At first she was a department favorite, but the novelty of a second-generation deputy wore off fast. There were a half dozen of them. Hess had found her to be aggressive, bright and a little arrogant. She’d told him she expected to run the homicide detail by age forty, the crimes against persons section by fifty, then be elected sheriff-coroner at fifty-eight. She was twenty-four at the time, working the jail as all Sheriff Department yearlings do. In the decade since then, she had not become widely liked. She seemed the opposite of her soft-spoken, modest father.
Hess thought it amusing how generations alternated traits so nimbly — he had seen it in his own nieces and nephews.
“Tim, she filed that lawsuit Friday afternoon. Went after Kemp for sexual harassment going back almost ten years. Physical stuff, she says. Well, by close of the workday two more female deputies had told the papers they were going to join in, file suits too. The lawyer’s talking class action. So we’ve got a lot of deputies taking sides, the usual battle lines. I was sorry Rayborn did it, because basically she’s a good investigator for being that young. I don’t know what to make of those complaints. No one’s ever complained about Phil before, except for him being Phil. Maybe that’s enough these days. I don’t know.”
Hess saw the disappointment. For a public figure Brighton was a private man, and he bore his department’s troubles as if they sprung from his own heart. He had always avoided conflict and wanted to be liked.
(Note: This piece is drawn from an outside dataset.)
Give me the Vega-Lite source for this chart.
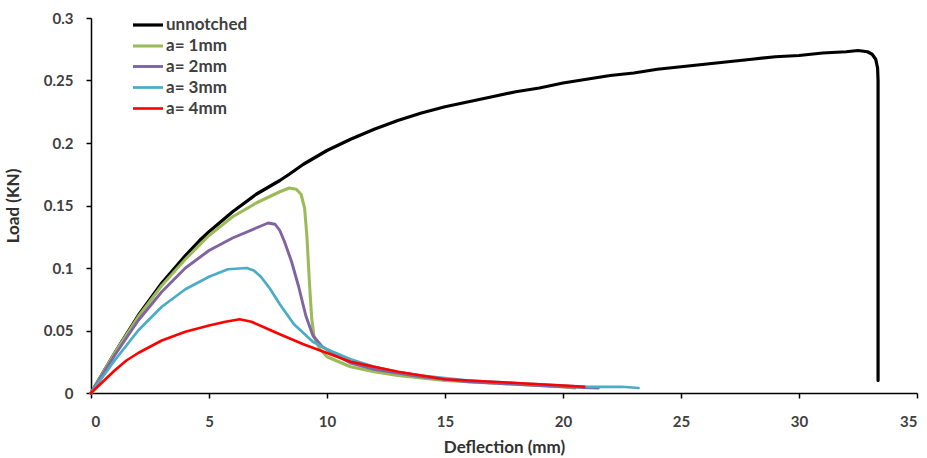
{
  "$schema": "https://vega.github.io/schema/vega-lite/v6.json",
  "width": 826,
  "height": 375,
  "autosize": {"type": "none"},
  "padding": {"left": 91, "top": 18, "right": 10, "bottom": 65},
  "background": "white",
  "config": {
    "view": {"stroke": null},
    "font": "Lato",
    "axis": {"grid": false, "domainColor": "#000000", "domainWidth": 1.5, "tickColor": "#000000", "tickWidth": 1.5, "tickSize": 5, "labelFont": "Lato", "labelFontWeight": "bold", "labelFontSize": 15, "labelColor": "#404040", "titleFont": "Lato", "titleFontWeight": "bold", "titleFontSize": 17, "titleColor": "#303030"}
  },
  "data": {"values": [
    {"s":"unnotched","i":0,"x":0,"y":0},{"s":"unnotched","i":1,"x":0.5,"y":0.016},{"s":"unnotched","i":2,"x":1,"y":0.032},{"s":"unnotched","i":3,"x":2,"y":0.062},{"s":"unnotched","i":4,"x":3,"y":0.088},{"s":"unnotched","i":5,"x":4,"y":0.11},{"s":"unnotched","i":6,"x":4.6,"y":0.122},{"s":"unnotched","i":7,"x":5,"y":0.129},{"s":"unnotched","i":8,"x":6,"y":0.145},{"s":"unnotched","i":9,"x":7,"y":0.159},{"s":"unnotched","i":10,"x":8,"y":0.17},{"s":"unnotched","i":11,"x":8.4,"y":0.175},{"s":"unnotched","i":12,"x":9,"y":0.183},{"s":"unnotched","i":13,"x":10,"y":0.194},{"s":"unnotched","i":14,"x":11,"y":0.203},{"s":"unnotched","i":15,"x":12,"y":0.211},{"s":"unnotched","i":16,"x":13,"y":0.218},{"s":"unnotched","i":17,"x":14,"y":0.224},{"s":"unnotched","i":18,"x":15,"y":0.229},{"s":"unnotched","i":19,"x":16,"y":0.233},{"s":"unnotched","i":20,"x":17,"y":0.237},{"s":"unnotched","i":21,"x":18,"y":0.241},{"s":"unnotched","i":22,"x":19,"y":0.244},{"s":"unnotched","i":23,"x":20,"y":0.248},{"s":"unnotched","i":24,"x":21,"y":0.251},{"s":"unnotched","i":25,"x":22,"y":0.254},{"s":"unnotched","i":26,"x":23,"y":0.256},{"s":"unnotched","i":27,"x":24,"y":0.259},{"s":"unnotched","i":28,"x":25,"y":0.261},{"s":"unnotched","i":29,"x":26,"y":0.263},{"s":"unnotched","i":30,"x":27,"y":0.265},{"s":"unnotched","i":31,"x":28,"y":0.267},{"s":"unnotched","i":32,"x":29,"y":0.269},{"s":"unnotched","i":33,"x":30,"y":0.27},{"s":"unnotched","i":34,"x":31,"y":0.272},{"s":"unnotched","i":35,"x":32,"y":0.273},{"s":"unnotched","i":36,"x":32.5,"y":0.274},{"s":"unnotched","i":37,"x":32.9,"y":0.273},{"s":"unnotched","i":38,"x":33.1,"y":0.271},{"s":"unnotched","i":39,"x":33.25,"y":0.267},{"s":"unnotched","i":40,"x":33.33,"y":0.26},{"s":"unnotched","i":41,"x":33.35,"y":0.25},{"s":"unnotched","i":42,"x":33.35,"y":0.01},
    {"s":"a= 1mm","i":0,"x":0,"y":0},{"s":"a= 1mm","i":1,"x":0.5,"y":0.016},{"s":"a= 1mm","i":2,"x":1,"y":0.032},{"s":"a= 1mm","i":3,"x":2,"y":0.061},{"s":"a= 1mm","i":4,"x":3,"y":0.086},{"s":"a= 1mm","i":5,"x":4,"y":0.107},{"s":"a= 1mm","i":6,"x":5,"y":0.126},{"s":"a= 1mm","i":7,"x":6,"y":0.141},{"s":"a= 1mm","i":8,"x":7,"y":0.152},{"s":"a= 1mm","i":9,"x":8,"y":0.161},{"s":"a= 1mm","i":10,"x":8.4,"y":0.164},{"s":"a= 1mm","i":11,"x":8.7,"y":0.163},{"s":"a= 1mm","i":12,"x":8.9,"y":0.159},{"s":"a= 1mm","i":13,"x":9.05,"y":0.148},{"s":"a= 1mm","i":14,"x":9.15,"y":0.125},{"s":"a= 1mm","i":15,"x":9.25,"y":0.09},{"s":"a= 1mm","i":16,"x":9.35,"y":0.06},{"s":"a= 1mm","i":17,"x":9.45,"y":0.045},{"s":"a= 1mm","i":18,"x":9.7,"y":0.035},{"s":"a= 1mm","i":19,"x":10,"y":0.029},{"s":"a= 1mm","i":20,"x":11,"y":0.021},{"s":"a= 1mm","i":21,"x":12,"y":0.017},{"s":"a= 1mm","i":22,"x":13,"y":0.014},{"s":"a= 1mm","i":23,"x":14,"y":0.012},{"s":"a= 1mm","i":24,"x":15,"y":0.01},{"s":"a= 1mm","i":25,"x":16,"y":0.009},{"s":"a= 1mm","i":26,"x":17,"y":0.008},{"s":"a= 1mm","i":27,"x":18,"y":0.007},{"s":"a= 1mm","i":28,"x":19,"y":0.006},{"s":"a= 1mm","i":29,"x":20,"y":0.005},{"s":"a= 1mm","i":30,"x":20.5,"y":0.004},
    {"s":"a= 2mm","i":0,"x":0,"y":0},{"s":"a= 2mm","i":1,"x":0.5,"y":0.015},{"s":"a= 2mm","i":2,"x":1,"y":0.03},{"s":"a= 2mm","i":3,"x":2,"y":0.058},{"s":"a= 2mm","i":4,"x":3,"y":0.081},{"s":"a= 2mm","i":5,"x":4,"y":0.1},{"s":"a= 2mm","i":6,"x":5,"y":0.114},{"s":"a= 2mm","i":7,"x":6,"y":0.124},{"s":"a= 2mm","i":8,"x":7,"y":0.132},{"s":"a= 2mm","i":9,"x":7.5,"y":0.136},{"s":"a= 2mm","i":10,"x":7.8,"y":0.135},{"s":"a= 2mm","i":11,"x":8.0,"y":0.13},{"s":"a= 2mm","i":12,"x":8.2,"y":0.121},{"s":"a= 2mm","i":13,"x":8.5,"y":0.105},{"s":"a= 2mm","i":14,"x":8.8,"y":0.085},{"s":"a= 2mm","i":15,"x":9.1,"y":0.062},{"s":"a= 2mm","i":16,"x":9.4,"y":0.046},{"s":"a= 2mm","i":17,"x":9.8,"y":0.037},{"s":"a= 2mm","i":18,"x":10.5,"y":0.029},{"s":"a= 2mm","i":19,"x":11,"y":0.024},{"s":"a= 2mm","i":20,"x":12,"y":0.019},{"s":"a= 2mm","i":21,"x":13,"y":0.016},{"s":"a= 2mm","i":22,"x":14,"y":0.013},{"s":"a= 2mm","i":23,"x":15,"y":0.011},{"s":"a= 2mm","i":24,"x":16,"y":0.009},{"s":"a= 2mm","i":25,"x":17,"y":0.008},{"s":"a= 2mm","i":26,"x":18,"y":0.007},{"s":"a= 2mm","i":27,"x":19,"y":0.006},{"s":"a= 2mm","i":28,"x":20,"y":0.005},{"s":"a= 2mm","i":29,"x":21.5,"y":0.004},
    {"s":"a= 3mm","i":0,"x":0,"y":0},{"s":"a= 3mm","i":1,"x":0.5,"y":0.013},{"s":"a= 3mm","i":2,"x":1,"y":0.026},{"s":"a= 3mm","i":3,"x":2,"y":0.05},{"s":"a= 3mm","i":4,"x":3,"y":0.069},{"s":"a= 3mm","i":5,"x":4,"y":0.083},{"s":"a= 3mm","i":6,"x":5,"y":0.093},{"s":"a= 3mm","i":7,"x":5.8,"y":0.099},{"s":"a= 3mm","i":8,"x":6.6,"y":0.1},{"s":"a= 3mm","i":9,"x":6.9,"y":0.098},{"s":"a= 3mm","i":10,"x":7.2,"y":0.093},{"s":"a= 3mm","i":11,"x":7.6,"y":0.083},{"s":"a= 3mm","i":12,"x":8,"y":0.071},{"s":"a= 3mm","i":13,"x":8.6,"y":0.055},{"s":"a= 3mm","i":14,"x":9.4,"y":0.041},{"s":"a= 3mm","i":15,"x":10,"y":0.035},{"s":"a= 3mm","i":16,"x":11,"y":0.027},{"s":"a= 3mm","i":17,"x":12,"y":0.021},{"s":"a= 3mm","i":18,"x":13,"y":0.017},{"s":"a= 3mm","i":19,"x":14,"y":0.014},{"s":"a= 3mm","i":20,"x":15,"y":0.012},{"s":"a= 3mm","i":21,"x":16,"y":0.01},{"s":"a= 3mm","i":22,"x":17,"y":0.009},{"s":"a= 3mm","i":23,"x":18,"y":0.008},{"s":"a= 3mm","i":24,"x":19,"y":0.007},{"s":"a= 3mm","i":25,"x":20,"y":0.006},{"s":"a= 3mm","i":26,"x":21,"y":0.005},{"s":"a= 3mm","i":27,"x":22.5,"y":0.005},{"s":"a= 3mm","i":28,"x":23.2,"y":0.004},
    {"s":"a= 4mm","i":0,"x":0,"y":0},{"s":"a= 4mm","i":1,"x":0.5,"y":0.009},{"s":"a= 4mm","i":2,"x":1,"y":0.018},{"s":"a= 4mm","i":3,"x":1.5,"y":0.026},{"s":"a= 4mm","i":4,"x":2,"y":0.032},{"s":"a= 4mm","i":5,"x":3,"y":0.042},{"s":"a= 4mm","i":6,"x":4,"y":0.049},{"s":"a= 4mm","i":7,"x":5,"y":0.054},{"s":"a= 4mm","i":8,"x":5.7,"y":0.057},{"s":"a= 4mm","i":9,"x":6.3,"y":0.059},{"s":"a= 4mm","i":10,"x":6.8,"y":0.057},{"s":"a= 4mm","i":11,"x":7.4,"y":0.052},{"s":"a= 4mm","i":12,"x":8,"y":0.047},{"s":"a= 4mm","i":13,"x":9,"y":0.039},{"s":"a= 4mm","i":14,"x":10,"y":0.032},{"s":"a= 4mm","i":15,"x":11,"y":0.025},{"s":"a= 4mm","i":16,"x":12,"y":0.021},{"s":"a= 4mm","i":17,"x":13,"y":0.017},{"s":"a= 4mm","i":18,"x":14,"y":0.014},{"s":"a= 4mm","i":19,"x":15,"y":0.011},{"s":"a= 4mm","i":20,"x":16,"y":0.01},{"s":"a= 4mm","i":21,"x":17,"y":0.009},{"s":"a= 4mm","i":22,"x":18,"y":0.008},{"s":"a= 4mm","i":23,"x":19,"y":0.007},{"s":"a= 4mm","i":24,"x":20,"y":0.006},{"s":"a= 4mm","i":25,"x":20.9,"y":0.005}
  ]},
  "mark": {"type": "line", "strokeJoin": "round", "strokeCap": "round"},
  "encoding": {
    "x": {"field": "x", "type": "quantitative", "scale": {"domain": [0, 35], "nice": false}, "axis": {"values": [0,5,10,15,20,25,30,35], "title": "Deflection (mm)", "labelPadding": 16, "titlePadding": 10}},
    "y": {"field": "y", "type": "quantitative", "scale": {"domain": [0, 0.3], "nice": false}, "axis": {"values": [0,0.05,0.1,0.15,0.2,0.25,0.3], "format": ".2~f", "title": "Load (KN)", "labelPadding": 13, "titlePadding": 21}},
    "order": {"field": "i", "type": "quantitative"},
    "color": {"field": "s", "type": "nominal", "scale": {"domain": ["unnotched", "a= 1mm", "a= 2mm", "a= 3mm", "a= 4mm"], "range": ["#000000", "#9bbb59", "#8064a2", "#4bacc6", "#ff0000"]},
      "legend": {"title": null, "orient": "none", "legendX": 45, "legendY": -5, "padding": 0, "symbolType": "M-1.5,0L1.5,0", "symbolSize": 400, "symbolStrokeWidth": 3, "rowPadding": 1, "labelOffset": 6, "labelFont": "Lato", "labelFontWeight": "bold", "labelFontSize": 17, "labelColor": "#404040"}},
    "strokeWidth": {"field": "s", "type": "nominal", "scale": {"domain": ["unnotched", "a= 1mm", "a= 2mm", "a= 3mm", "a= 4mm"], "range": [3.2, 2.6, 2.6, 2.6, 3.6]}, "legend": null}
  }
}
“I’ll try to fly under all that.”
“Good luck.”
“What did the dogs find?” he asked.
“They worked a couple of trails between the sites and a fire road about a hundred yards south of the highway. The two trails were real close to each other — a hundred yards or so. He parked and carried them through the brush. Did whatever he does. Carried them back out, apparently. Besides that, nothing.”